— START —
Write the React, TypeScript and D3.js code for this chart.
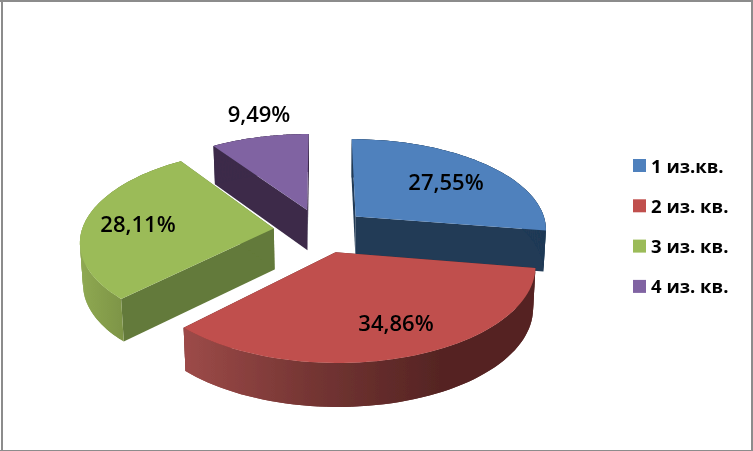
import React from "react";
import * as d3 from "d3";

const categories = ["1 из.кв.", "2 из. кв.", "3 из. кв.", "4 из. кв."];
const shares = [27.55, 34.86, 28.11, 9.49];
const topColors = ["#4f81bd", "#c0504d", "#9bbb59", "#8064a2"];
const cutColors = ["#203a56", "#552423", "#637a3a", "#3c2c4a"];
const labelCenters: [number, number][] = [[446, 182], [396, 323], [138, 224], [259, 114]];
const drawOrder = [3, 2, 0, 1];

const W = 753, H = 451;
const CX = 320.5, CY = 230.5, SX = 192, SY = 90.5, K = 0.128, EXPLODE = 0.245;
const VX = 340;
const STEPS = 60;

type P = [number, number];
const project = (X: number, Y: number): P => {
  const w = 1 + K * Y;
  return [CX + (SX * X) / w, CY - (SY * Y) / w];
};
const projectLow = (X: number, Y: number): P => {
  const [x, y] = project(X, Y);
  return [x + (VX - x) * 0.012, y + 41 - 2.4 * Y];
};

const line = d3.line<P>();
const pie = d3.pie<number>().sort(null).value((d) => d);

export default function App() {
  const arcs = pie(shares);
  const faces = arcs.map((a) => {
    const mid = (a.startAngle + a.endAngle) / 2;
    const ax = EXPLODE * Math.sin(mid);
    const ay = EXPLODE * Math.cos(mid);
    const rim = d3.range(0, STEPS + 1).map((k) => {
      const t = a.startAngle + ((a.endAngle - a.startAngle) * k) / STEPS;
      return [ax + Math.sin(t), ay + Math.cos(t)] as P;
    });
    const up = (p: P) => project(p[0], p[1]);
    const low = (p: P) => projectLow(p[0], p[1]);
    const top = line([project(ax, ay), ...rim.map(up)]) + "Z";
    const cut = (p: P) =>
      line([project(ax, ay), up(p), low(p), projectLow(ax, ay)]) + "Z";
    const strips = d3.range(0, STEPS).map((k) => {
      const seg = rim.slice(k, Math.min(k + 3, STEPS + 1));
      return line([...seg.map(up), ...seg.map(low).reverse()]) + "Z";
    });
    return { top, strips, cutStart: cut(rim[0]), cutEnd: cut(rim[STEPS]) };
  });

  return (
    <svg
      width={W}
      height={H}
      viewBox={`0 0 ${W} ${H}`}
      style={{ position: "absolute", left: 0, top: 0, display: "block" }}
    >
      <defs>
        <linearGradient id="side1" gradientUnits="userSpaceOnUse" x1={186} x2={440} y1={0} y2={0}>
          <stop offset="0" stopColor="#9c4a48" />
          <stop offset="0.5" stopColor="#743533" />
          <stop offset="1" stopColor="#552423" />
        </linearGradient>
        <linearGradient id="side2" gradientUnits="userSpaceOnUse" x1={80} x2={124} y1={0} y2={0}>
          <stop offset="0" stopColor="#8fa952" />
          <stop offset="1" stopColor="#7d9446" />
        </linearGradient>
        <filter id="soft" x="0" y="0" width="100%" height="100%">
          <feGaussianBlur stdDeviation="0.4" />
        </filter>
      </defs>
      <rect width={W} height={H} fill="#ffffff" />
      <rect x={1} y={0} width={2} height={H} fill="#8c8c8c" />
      <rect x={0} y={0} width={W} height={2} fill="#8c8c8c" />
      <rect x={751} y={0} width={2} height={H} fill="#8c8c8c" />
      <rect x={0} y={450} width={W} height={1} fill="#8c8c8c" />

      <g filter="url(#soft)">
        {drawOrder.map((idx) => {
          const f = faces[idx];
          const sideFill = idx === 1 ? "url(#side1)" : idx === 2 ? "url(#side2)" : cutColors[idx];
          return (
            <g key={idx}>
              <path d={f.cutStart} fill={cutColors[idx]} />
              <path d={f.cutEnd} fill={cutColors[idx]} />
              {f.strips.map((d, k) => (
                <path key={k} d={d} fill={sideFill} />
              ))}
              <path d={f.top} fill={topColors[idx]} />
            </g>
          );
        })}

        <g fontFamily="'Open Sans', sans-serif" fontSize={22} fontWeight={600} fill="#000000" textAnchor="middle">
          {shares.map((v, i) => (
            <text key={i} x={labelCenters[i][0]} y={labelCenters[i][1] + 8}>
              {v.toFixed(2).replace(".", ",")}%
            </text>
          ))}
        </g>

        <g fontFamily="'Open Sans', sans-serif" fontSize={18.5} fontWeight={700} fill="#000000">
          {categories.map((c, i) => (
            <g key={c} transform={`translate(633,${159 + i * 40.3})`}>
              <rect width={13} height={13} fill={topColors[i]} />
              <text x={18} y={13.5}>{c}</text>
            </g>
          ))}
        </g>
      </g>
    </svg>
  );
}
— END —
Request. Copy all the lines of data exactly as they appear, dropping any images.

Full solution.
Write the React, TypeScript and D3.js code for this chart.
import React from "react";
import * as d3 from "d3";

const categories = ["1 из.кв.", "2 из. кв.", "3 из. кв.", "4 из. кв."];
const shares = [27.55, 34.86, 28.11, 9.49];
const topColors = ["#4f81bd", "#c0504d", "#9bbb59", "#8064a2"];
const cutColors = ["#203a56", "#552423", "#637a3a", "#3c2c4a"];
const labelCenters: [number, number][] = [[446, 182], [396, 323], [138, 224], [259, 114]];
const drawOrder = [3, 2, 0, 1];

const W = 753, H = 451;
const CX = 320.5, CY = 230.5, SX = 192, SY = 90.5, K = 0.128, EXPLODE = 0.245;
const VX = 340;
const STEPS = 60;

type P = [number, number];
const project = (X: number, Y: number): P => {
  const w = 1 + K * Y;
  return [CX + (SX * X) / w, CY - (SY * Y) / w];
};
const projectLow = (X: number, Y: number): P => {
  const [x, y] = project(X, Y);
  return [x + (VX - x) * 0.012, y + 41 - 2.4 * Y];
};

const line = d3.line<P>();
const pie = d3.pie<number>().sort(null).value((d) => d);

export default function App() {
  const arcs = pie(shares);
  const faces = arcs.map((a) => {
    const mid = (a.startAngle + a.endAngle) / 2;
    const ax = EXPLODE * Math.sin(mid);
    const ay = EXPLODE * Math.cos(mid);
    const rim = d3.range(0, STEPS + 1).map((k) => {
      const t = a.startAngle + ((a.endAngle - a.startAngle) * k) / STEPS;
      return [ax + Math.sin(t), ay + Math.cos(t)] as P;
    });
    const up = (p: P) => project(p[0], p[1]);
    const low = (p: P) => projectLow(p[0], p[1]);
    const top = line([project(ax, ay), ...rim.map(up)]) + "Z";
    const cut = (p: P) =>
      line([project(ax, ay), up(p), low(p), projectLow(ax, ay)]) + "Z";
    const strips = d3.range(0, STEPS).map((k) => {
      const seg = rim.slice(k, Math.min(k + 3, STEPS + 1));
      return line([...seg.map(up), ...seg.map(low).reverse()]) + "Z";
    });
    return { top, strips, cutStart: cut(rim[0]), cutEnd: cut(rim[STEPS]) };
  });

  return (
    <svg
      width={W}
      height={H}
      viewBox={`0 0 ${W} ${H}`}
      style={{ position: "absolute", left: 0, top: 0, display: "block" }}
    >
      <defs>
        <linearGradient id="side1" gradientUnits="userSpaceOnUse" x1={186} x2={440} y1={0} y2={0}>
          <stop offset="0" stopColor="#9c4a48" />
          <stop offset="0.5" stopColor="#743533" />
          <stop offset="1" stopColor="#552423" />
        </linearGradient>
        <linearGradient id="side2" gradientUnits="userSpaceOnUse" x1={80} x2={124} y1={0} y2={0}>
          <stop offset="0" stopColor="#8fa952" />
          <stop offset="1" stopColor="#7d9446" />
        </linearGradient>
        <filter id="soft" x="0" y="0" width="100%" height="100%">
          <feGaussianBlur stdDeviation="0.4" />
        </filter>
      </defs>
      <rect width={W} height={H} fill="#ffffff" />
      <rect x={1} y={0} width={2} height={H} fill="#8c8c8c" />
      <rect x={0} y={0} width={W} height={2} fill="#8c8c8c" />
      <rect x={751} y={0} width={2} height={H} fill="#8c8c8c" />
      <rect x={0} y={450} width={W} height={1} fill="#8c8c8c" />

      <g filter="url(#soft)">
        {drawOrder.map((idx) => {
          const f = faces[idx];
          const sideFill = idx === 1 ? "url(#side1)" : idx === 2 ? "url(#side2)" : cutColors[idx];
          return (
            <g key={idx}>
              <path d={f.cutStart} fill={cutColors[idx]} />
              <path d={f.cutEnd} fill={cutColors[idx]} />
              {f.strips.map((d, k) => (
                <path key={k} d={d} fill={sideFill} />
              ))}
              <path d={f.top} fill={topColors[idx]} />
            </g>
          );
        })}

        <g fontFamily="'Open Sans', sans-serif" fontSize={22} fontWeight={600} fill="#000000" textAnchor="middle">
          {shares.map((v, i) => (
            <text key={i} x={labelCenters[i][0]} y={labelCenters[i][1] + 8}>
              {v.toFixed(2).replace(".", ",")}%
            </text>
          ))}
        </g>

        <g fontFamily="'Open Sans', sans-serif" fontSize={18.5} fontWeight={700} fill="#000000">
          {categories.map((c, i) => (
            <g key={c} transform={`translate(633,${159 + i * 40.3})`}>
              <rect width={13} height={13} fill={topColors[i]} />
              <text x={18} y={13.5}>{c}</text>
            </g>
          ))}
        </g>
      </g>
    </svg>
  );
}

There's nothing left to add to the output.